Do you need any additional information/help on this?


#5

Yes please. We opened a case with Zoom and zoom support later opened a case with engineering team who asked me to post a question in developer forum.

Our issue has still not been addressed and your input would be valuable.

Thanks in advance,

Suhail


#6

Hey @suhailpuri

You asked…

I provided the table above which contains what Zoom considers the “Optimal Thresholds”.

You also stated this about your use of Splunk…

Yes we are pooling QOS API stats via splunk for alerting so we know what user is impacted and what could be the possible reason for his or her meeting wrong.

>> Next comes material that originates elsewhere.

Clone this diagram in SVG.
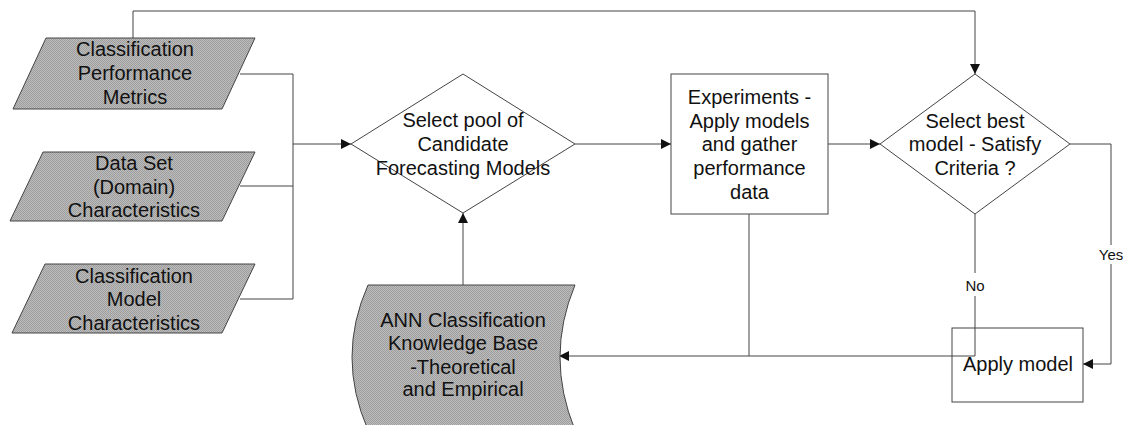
<svg xmlns="http://www.w3.org/2000/svg" width="1126" height="425" viewBox="0 0 1126 425">
  <defs>
    <pattern id="dither" width="2" height="2" patternUnits="userSpaceOnUse">
      <rect width="2" height="2" fill="#bcbcbc"/>
      <rect width="1" height="1" fill="#9e9e9e"/>
      <rect x="1" y="1" width="1" height="1" fill="#9e9e9e"/>
    </pattern>
    <marker id="arrow" viewBox="0 0 10 10" refX="10" refY="5" markerWidth="10" markerHeight="10" markerUnits="userSpaceOnUse" orient="auto">
      <path d="M0,0 L10,5 L0,10 z" fill="#111"/>
    </marker>
  </defs>
  <style>
    .bg { fill: #ffffff; }
    .shaded { fill: url(#dither); stroke: #444; stroke-width: 1; }
    .plain { fill: #ffffff; stroke: #444; stroke-width: 1; }
    .link { fill: none; stroke: #444; stroke-width: 1; }
    .lbl { font-family: "Liberation Sans", Arial, sans-serif; font-size: 20px; fill: #111; text-anchor: middle; dominant-baseline: central; }
    .small { font-family: "Liberation Sans", Arial, sans-serif; font-size: 15px; fill: #111; text-anchor: middle; dominant-baseline: central; }
  </style>
  <rect class="bg" width="1126" height="425"/>

  <g id="connectors">
    <!-- metrics feed the final selection directly -->
    <polyline class="link" points="133,38 133,11 975,11 975,74" marker-end="url(#arrow)"/>
    <!-- three inputs merge into the candidate pool -->
    <polyline class="link" points="240,74 293,74 293,299 240,299"/>
    <line class="link" x1="240" y1="186" x2="293" y2="186"/>
    <line class="link" x1="293" y1="144" x2="351" y2="144" marker-end="url(#arrow)"/>
    <!-- knowledge base up to the pool -->
    <line class="link" x1="463" y1="285" x2="463" y2="213" marker-end="url(#arrow)"/>
    <line class="link" x1="575" y1="144" x2="671" y2="144" marker-end="url(#arrow)"/>
    <line class="link" x1="828" y1="144" x2="880" y2="144" marker-end="url(#arrow)"/>
    <!-- Yes branch -->
    <polyline class="link" points="1070,144 1111,144 1111,245"/>
    <polyline class="link" points="1111,264 1111,364 1083,364" marker-end="url(#arrow)"/>
    <!-- No branch and feedback to the knowledge base -->
    <line class="link" x1="975" y1="214" x2="975" y2="273"/>
    <polyline class="link" points="975,296 975,356 559,356" marker-end="url(#arrow)"/>
    <line class="link" x1="749" y1="214" x2="749" y2="356"/>
    <text class="small" x="1111" y="254">Yes</text>
    <text class="small" x="975" y="285">No</text>
  </g>

  <g id="metrics">
    <polygon class="shaded" points="46,38 255,38 222,109 13,109"/>
    <text class="lbl" x="135" y="49">Classification</text>
    <text class="lbl" x="135" y="73">Performance</text>
    <text class="lbl" x="135" y="97">Metrics</text>
  </g>

  <g id="dataset">
    <polygon class="shaded" points="43,152 255,152 222,221 10,221"/>
    <text class="lbl" x="134" y="163">Data Set</text>
    <text class="lbl" x="134" y="187">(Domain)</text>
    <text class="lbl" x="134" y="210">Characteristics</text>
  </g>

  <g id="model-chars">
    <polygon class="shaded" points="45,264 255,264 222,333 12,333"/>
    <text class="lbl" x="134" y="276">Classification</text>
    <text class="lbl" x="134" y="299">Model</text>
    <text class="lbl" x="134" y="323">Characteristics</text>
  </g>

  <g id="select-pool">
    <polygon class="plain" points="463,74 575,144 463,213 351,144"/>
    <text class="lbl" x="463" y="120">Select pool of</text>
    <text class="lbl" x="463" y="144">Candidate</text>
    <text class="lbl" x="463" y="168">Forecasting Models</text>
  </g>

  <g id="knowledge-base">
    <path class="shaded" d="M368,285 L575,285 Q545,357 575,430 L368,430 Q336,357 368,285 z"/>
    <text class="lbl" x="463" y="320">ANN Classification</text>
    <text class="lbl" x="463" y="343">Knowledge Base</text>
    <text class="lbl" x="463" y="367">-Theoretical</text>
    <text class="lbl" x="463" y="389">and Empirical</text>
  </g>

  <g id="experiments">
    <rect class="plain" x="671" y="74" width="157" height="140"/>
    <text class="lbl" x="749.5" y="97">Experiments -</text>
    <text class="lbl" x="749.5" y="121">Apply models</text>
    <text class="lbl" x="749.5" y="144">and gather</text>
    <text class="lbl" x="749.5" y="168">performance</text>
    <text class="lbl" x="749.5" y="192">data</text>
  </g>

  <g id="select-best">
    <polygon class="plain" points="975,74 1070,144 975,214 880,144"/>
    <text class="lbl" x="975" y="121">Select best</text>
    <text class="lbl" x="975" y="144">model - Satisfy</text>
    <text class="lbl" x="975" y="168">Criteria ?</text>
  </g>

  <g id="apply-model">
    <rect x="952" y="328" width="131" height="74" fill="none" stroke="#444" stroke-width="1"/>
    <text class="lbl" x="1018" y="364">Apply model</text>
  </g>
</svg>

I’m not a Splunk expert, and I’m unfamiliar with its DSL, but the where clause at the bottom of your filter appears to be calculating the VideoOutAvgLoss as a value of 20 instead of 20%. Are you certain the values you’re testing against coincide with the threshold values/units I provided in the optimization table earlier?

What other specific issues/questions do you need us to address for you please?